[Source data]
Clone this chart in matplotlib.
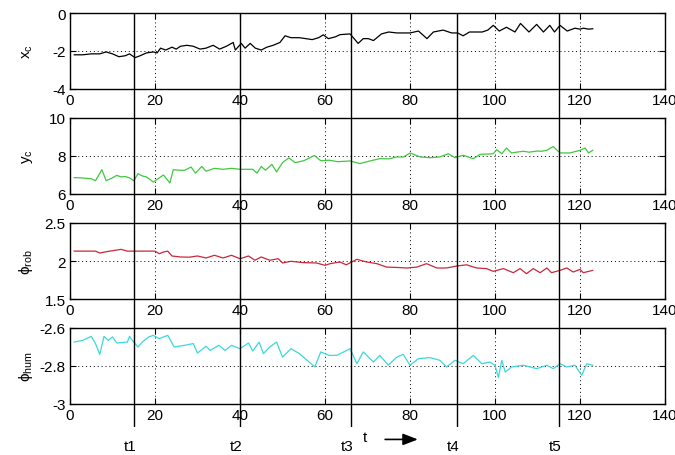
import matplotlib
matplotlib.use("Agg")
import matplotlib.pyplot as plt

plt.rcParams['font.family'] = ['Liberation Sans', 'DejaVu Sans']
plt.rcParams['mathtext.fontset'] = 'custom'
plt.rcParams['mathtext.rm'] = 'Liberation Sans'
plt.rcParams['mathtext.default'] = 'regular'

# ---- data ----
t_xc = [1, 3, 5, 7, 8.5, 10, 11.5, 13, 14, 15.3, 16.5, 18, 19.6, 20.5, 21.3, 22.5, 24, 25, 26, 27.5, 29, 30.6,
        32, 33.7, 35.2, 36.8, 38.4, 38.9, 40.3, 41.2, 42.4, 43.6, 45, 46.3, 47.8, 49.4, 50.6, 52, 54, 55.5, 57,
        58.5, 59.6, 60.8, 62.5, 63.5, 65.9, 67.8, 69, 70.2, 71.4, 73.3, 75, 76.9, 78.5, 80, 82, 84, 85.5, 87.8,
        89.8, 91.2, 92.5, 94, 95.5, 97, 98.3, 99.6, 101, 102.7, 104.7, 106, 108, 109.8, 111.4, 112.9, 114,
        115.3, 117, 118.8, 120, 120.8, 122, 123]
xc = [-2.2, -2.2, -2.15, -2.15, -2.05, -2.15, -2.3, -2.25, -2.15, -2.35, -2.25, -2.1, -2.05, -2.1, -1.85,
      -1.95, -1.8, -1.9, -1.75, -1.7, -1.75, -1.9, -1.85, -1.7, -1.9, -1.75, -1.55, -1.95, -1.6, -1.85, -1.6,
      -1.85, -1.95, -1.8, -1.7, -1.55, -1.2, -1.3, -1.3, -1.35, -1.4, -1.3, -1.15, -1.35, -1.25, -1.14, -1.1,
      -1.6, -1.35, -1.35, -1.45, -1.1, -1.0, -1.05, -1.05, -1.05, -0.95, -1.35, -1.0, -0.9, -1.05, -1.05,
      -1.2, -1.0, -1.0, -1.0, -0.9, -0.65, -0.95, -0.75, -1.0, -0.55, -1.0, -0.6, -1.0, -0.65, -1.0, -0.65,
      -0.95, -0.8, -0.85, -0.8, -0.85, -0.83]

t_yc = [1, 2.5, 4, 5, 6, 7.5, 8.5, 10, 11, 12, 13, 14, 15, 16, 17, 18, 19.6, 21, 22, 23.5, 24.3, 26, 27, 28.5,
        29.5, 31, 32, 34, 36, 38, 40, 41.5, 43, 44, 45, 46, 47.5, 48.6, 50, 51.5, 53, 55, 57.5, 59, 61, 63,
        65.9, 68.2, 70.6, 72.9, 75, 76.9, 78.5, 80, 82.4, 84.7, 87, 89, 90.6, 92.5, 94.9, 96.5, 98, 99.6,
        100.4, 101.6, 102.7, 103.9, 105, 106.7, 108, 109.8, 111, 112.2, 113.7, 115.3, 117.6, 120, 121.2,
        122, 123]
yc = [6.86, 6.85, 6.82, 6.8, 6.7, 7.28, 6.7, 6.85, 6.98, 6.9, 6.92, 6.85, 6.7, 7.07, 6.95, 6.9, 6.63, 6.85,
      7.0, 6.58, 7.28, 7.25, 7.25, 7.42, 7.1, 7.45, 7.2, 7.35, 7.3, 7.35, 7.3, 7.3, 7.3, 7.1, 7.45, 7.25,
      7.56, 7.16, 7.65, 7.9, 7.65, 7.75, 8.03, 7.75, 7.78, 7.7, 7.74, 7.6, 7.74, 7.86, 7.85, 7.95, 7.95,
      8.16, 7.95, 7.91, 7.95, 8.12, 7.91, 8.04, 7.86, 8.09, 8.1, 8.12, 8.33, 8.12, 8.42, 8.16, 8.2, 8.25,
      8.2, 8.26, 8.25, 8.3, 8.5, 8.16, 8.16, 8.3, 8.42, 8.16, 8.3]

t_rob = [1, 4, 6, 7, 9, 12, 13.5, 15, 18, 20, 21, 22, 23, 24, 26, 28, 30, 32, 34, 36, 38, 40, 42, 43.5, 45,
         47, 49, 50, 52, 55, 58, 60, 61.2, 63.5, 65, 67.5, 69.8, 72.2, 74.5, 77, 79.2, 81.6, 83.9, 86.3,
         88.6, 91, 93.3, 95.7, 98, 99.6, 102, 104.3, 105.9, 107.4, 109, 110.6, 112.2, 113.3, 115.3, 116.9,
         118.4, 120, 120.8, 123]
phi_rob = [2.13, 2.13, 2.13, 2.105, 2.127, 2.153, 2.13, 2.13, 2.13, 2.13, 2.096, 2.118, 2.13, 2.066, 2.053,
           2.05, 2.066, 2.04, 2.075, 2.04, 2.075, 2.03, 2.066, 2.01, 2.053, 2.01, 2.03, 1.974, 1.996, 1.978,
           1.974, 1.943, 1.965, 1.987, 1.95, 2.022, 1.987, 1.965, 1.92, 1.915, 1.908, 1.92, 1.965, 1.908,
           1.908, 1.934, 1.95, 1.908, 1.9, 1.864, 1.9, 1.846, 1.9, 1.833, 1.9, 1.846, 1.908, 1.846, 1.877,
           1.908, 1.855, 1.89, 1.846, 1.877]

t_hum = [1, 3, 5, 6, 7, 8, 9, 10, 11, 13.5, 14, 15, 16, 17, 18.5, 19.6, 21, 22, 23, 24.5, 27, 29, 30, 32, 33,
         35, 36.5, 38, 40, 42, 43, 44.5, 45.5, 47, 48.6, 50, 52, 54, 57.6, 59, 61, 62.8, 65.9, 67.5, 69,
         71.4, 72.9, 74.9, 76.9, 78.4, 80, 82, 84.7, 87, 88.6, 90.6, 92.5, 94.9, 96.9, 98.8, 100, 100.8,
         101.6, 102.4, 103.9, 106.7, 109.8, 112.2, 113.7, 115.3, 116.9, 118.8, 120.4, 121.6, 123]
phi_hum = [-2.674, -2.665, -2.644, -2.682, -2.739, -2.644, -2.665, -2.647, -2.679, -2.674, -2.644, -2.674,
           -2.7, -2.674, -2.647, -2.639, -2.656, -2.647, -2.639, -2.7, -2.691, -2.682, -2.732, -2.696,
           -2.718, -2.691, -2.718, -2.691, -2.709, -2.679, -2.721, -2.674, -2.735, -2.7, -2.674, -2.753,
           -2.709, -2.735, -2.805, -2.726, -2.744, -2.744, -2.709, -2.788, -2.726, -2.779, -2.744, -2.796,
           -2.753, -2.739, -2.796, -2.761, -2.756, -2.77, -2.805, -2.77, -2.788, -2.744, -2.788, -2.779,
           -2.796, -2.861, -2.77, -2.832, -2.805, -2.796, -2.814, -2.796, -2.814, -2.788, -2.805, -2.796,
           -2.849, -2.788, -2.796]

event_times = [15, 40, 66, 91, 115]
event_labels = ['t1', 't2', 't3', 't4', 't5']
x_ticks = [0, 20, 40, 60, 80, 100, 120, 140]

panels = [
    (t_xc, xc, 'black', 'x$_c$', (-4, 0), [-4, -2, 0], ['-4', '-2', '0']),
    (t_yc, yc, '#40c840', 'y$_c$', (6, 10), [6, 8, 10], ['6', '8', '10']),
    (t_rob, phi_rob, '#c8283c', 'ϕ$_{rob}$', (1.5, 2.5), [1.5, 2, 2.5], ['1.5', '2', '2.5']),
    (t_hum, phi_hum, '#3cd8dc', 'ϕ$_{hum}$', (-3, -2.6), [-3, -2.8, -2.6], ['-3', '-2.8', '-2.6']),
]

FS = 11
W, H = 675, 456
fig = plt.figure(figsize=(W / 100, H / 100), dpi=100)
left = 70 / W
width = (665 - 70) / W
tops = [14, 119, 224, 329]
ah = 76

for (tt, vv, col, lab, ylim, yt, ytl), top in zip(panels, tops):
    ax = fig.add_axes([left, (H - top - ah) / H, width, ah / H])
    ax.plot(tt, vv, color=col, lw=0.9)
    ax.set_xlim(0, 140)
    ax.set_ylim(*ylim)
    ax.set_xticks(x_ticks)
    ax.set_xticklabels([str(v) for v in x_ticks])
    ax.set_yticks(yt)
    ax.set_yticklabels(ytl)
    ax.grid(True, color='black', linestyle=(0, (1, 3)), lw=0.7)
    ax.tick_params(direction='in', top=True, right=True, length=4, labelsize=FS, pad=3)
    for s in ax.spines.values():
        s.set_linewidth(1.0)
    ax.set_ylabel(lab, fontsize=FS)
    ax.yaxis.set_label_coords(-0.058, 0.5)

# overlay axes for event lines
ov_top, ov_bot = 14, 428
ov = fig.add_axes([left, (H - ov_bot) / H, width, (ov_bot - ov_top) / H])
ov.set_xlim(0, 140)
ov.set_ylim(0, 1)
ov.axis('off')
ov.patch.set_alpha(0)
for et, el in zip(event_times, event_labels):
    ov.axvline(et, color='black', lw=1.0)
    ov.text(et - 0.8, -0.045, el, ha='center', va='center', fontsize=FS)

ov.text(69.4, -0.025, 't', ha='center', va='center', fontsize=FS)
ov.annotate('', xy=(82.5, -0.03), xytext=(73.5, -0.03),
            arrowprops=dict(arrowstyle='-|>,head_length=0.9,head_width=0.35', color='black', lw=1.2),
            annotation_clip=False)

fig.savefig('out.png', dpi=100)
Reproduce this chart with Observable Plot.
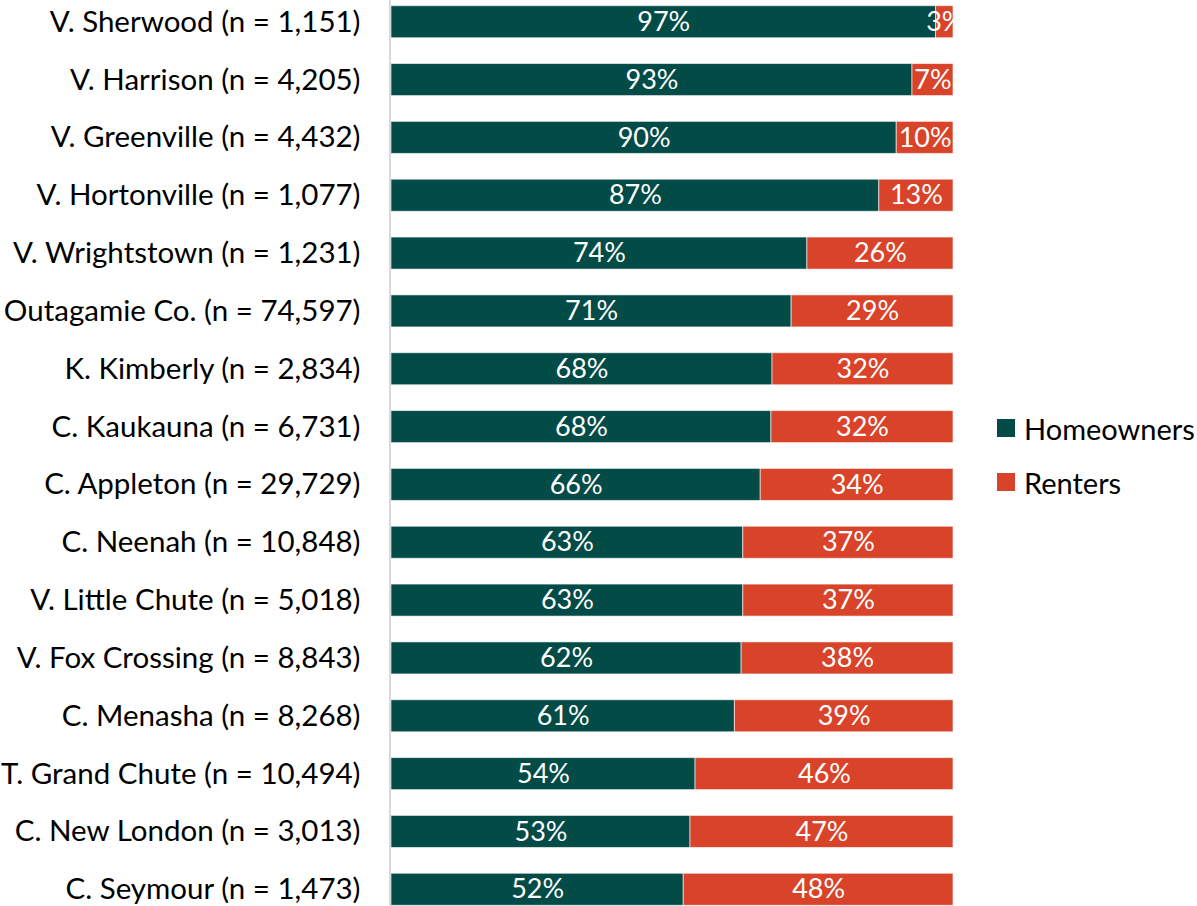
<!DOCTYPE html>
<html>
<head>
<meta charset="utf-8">
<script src="https://cdn.jsdelivr.net/npm/d3@7"></script>
<script src="https://cdn.jsdelivr.net/npm/@observablehq/plot@0.6"></script>
<style>
  html, body { margin: 0; padding: 0; background: #fff; }
  #wrap { position: relative; width: 1197px; height: 906px; overflow: hidden; font-family: Lato, sans-serif; }
  .leg { position: absolute; left: 997px; display: flex; align-items: center; font-size: 29px; color: #000; }
  .sw { width: 18px; height: 18px; margin-right: 9px; flex: none; }
</style>
</head>
<body>
<div id="wrap"></div>
<script>
const places = ["V. Sherwood", "V. Harrison", "V. Greenville", "V. Hortonville", "V. Wrightstown",
  "Outagamie Co.", "K. Kimberly", "C. Kaukauna", "C. Appleton", "C. Neenah", "V. Little Chute",
  "V. Fox Crossing", "C. Menasha", "T. Grand Chute", "C. New London", "C. Seymour"];
const households = [1151, 4205, 4432, 1077, 1231, 74597, 2834, 6731, 29729, 10848, 5018, 8843, 8268, 10494, 3013, 1473];
const homeowners = [96.9, 92.7, 89.9, 86.8, 74.0, 71.2, 67.8, 67.6, 65.7, 62.6, 62.6, 62.3, 61.1, 54.1, 53.2, 52.0];
const renters    = [3.1, 7.3, 10.1, 13.2, 26.0, 28.8, 32.2, 32.4, 34.3, 37.4, 37.4, 37.7, 38.9, 45.9, 46.8, 48.0];
const seriesNames = ["Homeowners", "Renters"];
const seriesColors = ["#024B47", "#D9432A"];

const fmt = d3.format(",");
const rowLabels = places.map((p, i) => `${p} (n = ${fmt(households[i])})`);

const data = [];
places.forEach((p, i) => {
  data.push({row: rowLabels[i], type: seriesNames[0], value: homeowners[i]});
  data.push({row: rowLabels[i], type: seriesNames[1], value: renters[i]});
});

const chart = Plot.plot({
  width: 1197,
  height: 906,
  marginLeft: 391,
  marginRight: 244,
  marginTop: 0,
  marginBottom: 0,
  style: {fontFamily: "Lato, sans-serif", fontSize: "29.5px", color: "#000", background: "#fff"},
  x: {domain: [0, 100], axis: null},
  y: {domain: rowLabels, range: [5.7, 905.3], paddingInner: 0.446, paddingOuter: 0, round: false, label: null},
  color: {domain: seriesNames, range: seriesColors},
  marks: [
    Plot.barX(data, Plot.stackX({x: "value", y: "row", fill: "type", stroke: "#ffffff", strokeOpacity: 0.6, strokeWidth: 1})),
    Plot.text(data, Plot.stackX({x: "value", y: "row", z: "type", text: d => Math.round(d.value) + "%", fill: "#fff", fontSize: 27, clip: true})),
    Plot.ruleX([0], {stroke: "#d9d9d9", strokeWidth: 2, dx: -1.5}),
    Plot.axisY({tickSize: 0, tickPadding: 31, fontSize: 29.5, fill: "#000"})
  ]
});
const wrap = document.getElementById("wrap");
wrap.appendChild(chart);

seriesNames.forEach((name, i) => {
  const div = document.createElement("div");
  div.className = "leg";
  div.style.top = (i === 0 ? 412 : 466) + "px";
  div.style.height = "32px";
  const sw = document.createElement("span");
  sw.className = "sw";
  sw.style.background = seriesColors[i];
  const tx = document.createElement("span");
  tx.textContent = name;
  tx.style.whiteSpace = "nowrap";
  div.appendChild(sw);
  div.appendChild(tx);
  wrap.appendChild(div);
});
</script>
</body>
</html>
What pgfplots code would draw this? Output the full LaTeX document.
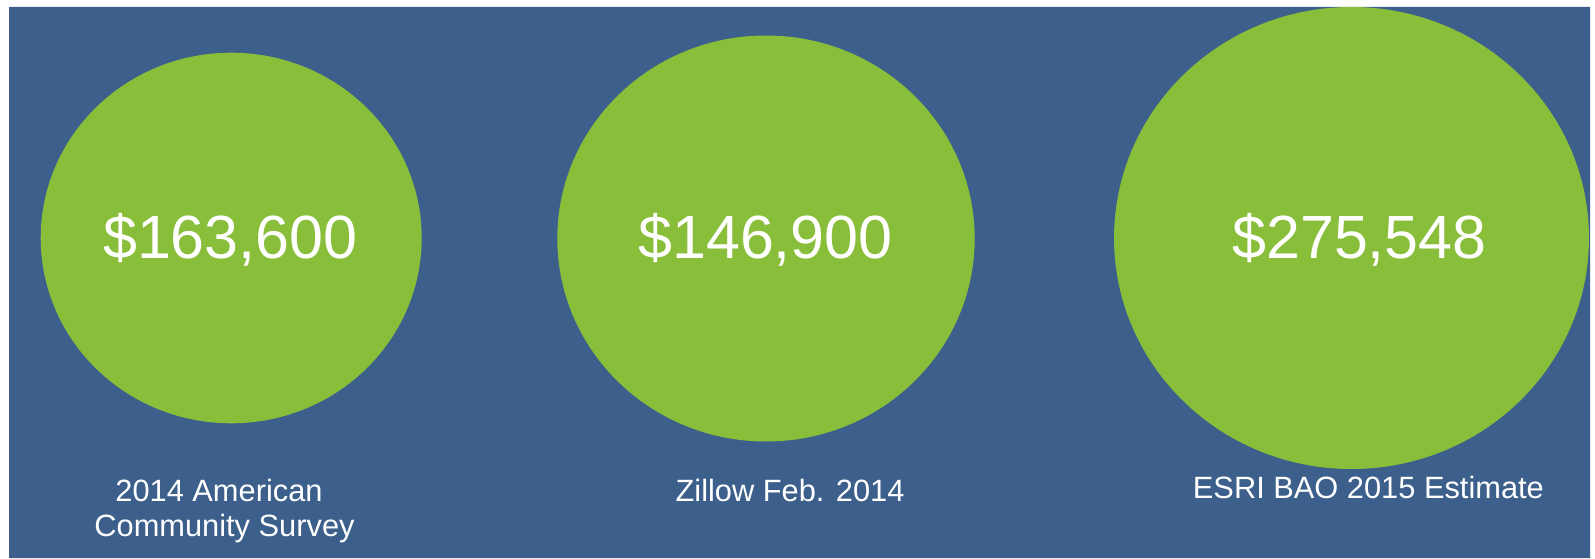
\documentclass[border=0pt]{standalone}
\usepackage{pgfplots}
\pgfplotsset{compat=1.18}
\usepackage{fontspec}
\setmainfont{Liberation Sans}
\definecolor{bgblue}{RGB}{60,96,139}
\definecolor{bubgreen}{RGB}{137,190,58}
\pgfdeclareplotmark{ell}{%
  \pgfpathellipse{\pgfpointorigin}{\pgfqpoint{1.028\pgfplotmarksize}{0pt}}{\pgfqpoint{0pt}{\pgfplotmarksize}}%
  \pgfusepathqfill}
\begin{document}
\begin{tikzpicture}
\begin{axis}[
  set layers,
  width=797.5pt, height=279pt, scale only axis,
  xmin=0, xmax=1595, ymin=0, ymax=558, y dir=reverse,
  axis line style={draw=none}, ticks=none, clip=false,
]
\addplot[fill=bgblue, draw=none] coordinates {(9,7) (1590,7) (1590,558) (9,558) (9,7)};
\addplot[scatter, only marks, mark=ell,
  scatter/use mapped color={draw=none, fill=bubgreen},
  visualization depends on={\thisrow{r} \as \rad},
  scatter/@pre marker code/.append style={/tikz/mark size={0.5*\rad}},
] table {
x y r
231.2 238 185.3
766 238.5 203
1351.5 238 231
};
\begin{pgfonlayer}{axis foreground}
\node[anchor=base, text=white, font=\fontsize{30.5}{36}\selectfont] at (axis cs:230.3,258.3) {\$163,600};
\node[anchor=base, text=white, font=\fontsize{30.5}{36}\selectfont] at (axis cs:765.5,258.3) {\$146,900};
\node[anchor=base, text=white, font=\fontsize{30.5}{36}\selectfont] at (axis cs:1359.5,258.3) {\$275,548};
\node[anchor=base, text=white, font=\fontsize{15.4}{18}\selectfont] at (axis cs:219,501.7) {2014 American};
\node[anchor=base, text=white, font=\fontsize{15.4}{18}\selectfont] at (axis cs:224.5,536.7) {Community Survey};
\node[anchor=base, text=white, font=\fontsize{15.4}{18}\selectfont] at (axis cs:790,501.7) {Zillow Feb. 2014};
\node[anchor=base, text=white, font=\fontsize{15.4}{18}\selectfont] at (axis cs:1368.4,498.3) {ESRI BAO 2015 Estimate};
\end{pgfonlayer}
\end{axis}
\end{tikzpicture}
\end{document}
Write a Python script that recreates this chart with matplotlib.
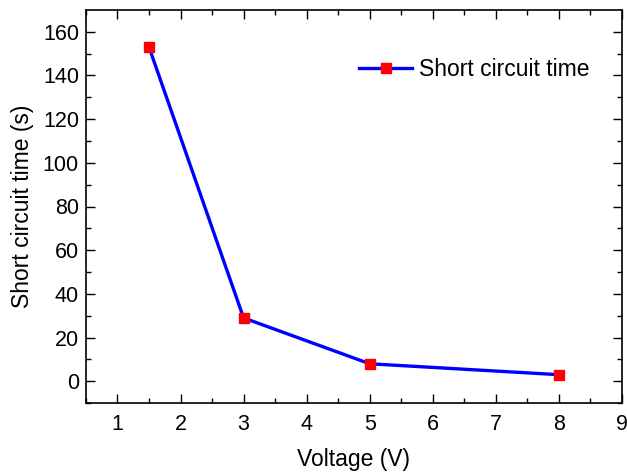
import numpy as np
import matplotlib.pyplot as plt

plt.rcParams['font.family'] = ['Liberation Sans', 'DejaVu Sans']

##### voltage and the measured short circuit time
voltage = [1.5, 3, 5, 8]
sc_time = [153, 29, 8, 3]

fig = plt.figure(figsize=(6.27, 4.72), dpi=100)
ax = fig.add_axes([0.137, 0.146, 0.855, 0.833])

ax.plot(voltage, sc_time, color='blue', lw=2.4, marker='s', ms=6.5,
        mfc='red', mec='red', label='Short circuit time')

ax.set_xlim([0.5, 9])
ax.set_ylim([-10, 170])
ax.set_xticks(np.arange(1, 10, 1))
ax.set_xticks(np.arange(0.5, 9.5, 0.5), minor=True)
ax.set_yticks(np.arange(0, 180, 20))
ax.set_yticks(np.arange(-10, 170, 10), minor=True)
ax.tick_params(which='both', direction='in', top=True, right=True,
               labelsize=15.5, width=1)
ax.tick_params(which='major', length=6.5)
ax.tick_params(which='minor', length=3.5)
ax.tick_params(axis='x', pad=8)
ax.tick_params(axis='y', pad=5)
for s in ax.spines.values():
    s.set_linewidth(1.2)

ax.set_xlabel('Voltage (V)', fontsize=16.5, labelpad=9)
ax.set_ylabel('Short circuit time (s)', fontsize=16.5, labelpad=6)
ax.legend(loc='upper right', frameon=False, fontsize=16.5,
          bbox_to_anchor=(0.978, 0.93), handlelength=2.3, handletextpad=0.3)

fig.savefig('out.png', dpi=100)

# BRIEF
From the entries above, copy exactly the lines starting at the one with "Write a Python" and stopping at the one with "s.set_linewidth(1.2)", keeping both ends. Drop the pictures.

# RESPONSE TO THIS TASK
Write a Python script that recreates this chart with matplotlib.
import numpy as np
import matplotlib.pyplot as plt

plt.rcParams['font.family'] = ['Liberation Sans', 'DejaVu Sans']

##### voltage and the measured short circuit time
voltage = [1.5, 3, 5, 8]
sc_time = [153, 29, 8, 3]

fig = plt.figure(figsize=(6.27, 4.72), dpi=100)
ax = fig.add_axes([0.137, 0.146, 0.855, 0.833])

ax.plot(voltage, sc_time, color='blue', lw=2.4, marker='s', ms=6.5,
        mfc='red', mec='red', label='Short circuit time')

ax.set_xlim([0.5, 9])
ax.set_ylim([-10, 170])
ax.set_xticks(np.arange(1, 10, 1))
ax.set_xticks(np.arange(0.5, 9.5, 0.5), minor=True)
ax.set_yticks(np.arange(0, 180, 20))
ax.set_yticks(np.arange(-10, 170, 10), minor=True)
ax.tick_params(which='both', direction='in', top=True, right=True,
               labelsize=15.5, width=1)
ax.tick_params(which='major', length=6.5)
ax.tick_params(which='minor', length=3.5)
ax.tick_params(axis='x', pad=8)
ax.tick_params(axis='y', pad=5)
for s in ax.spines.values():
    s.set_linewidth(1.2)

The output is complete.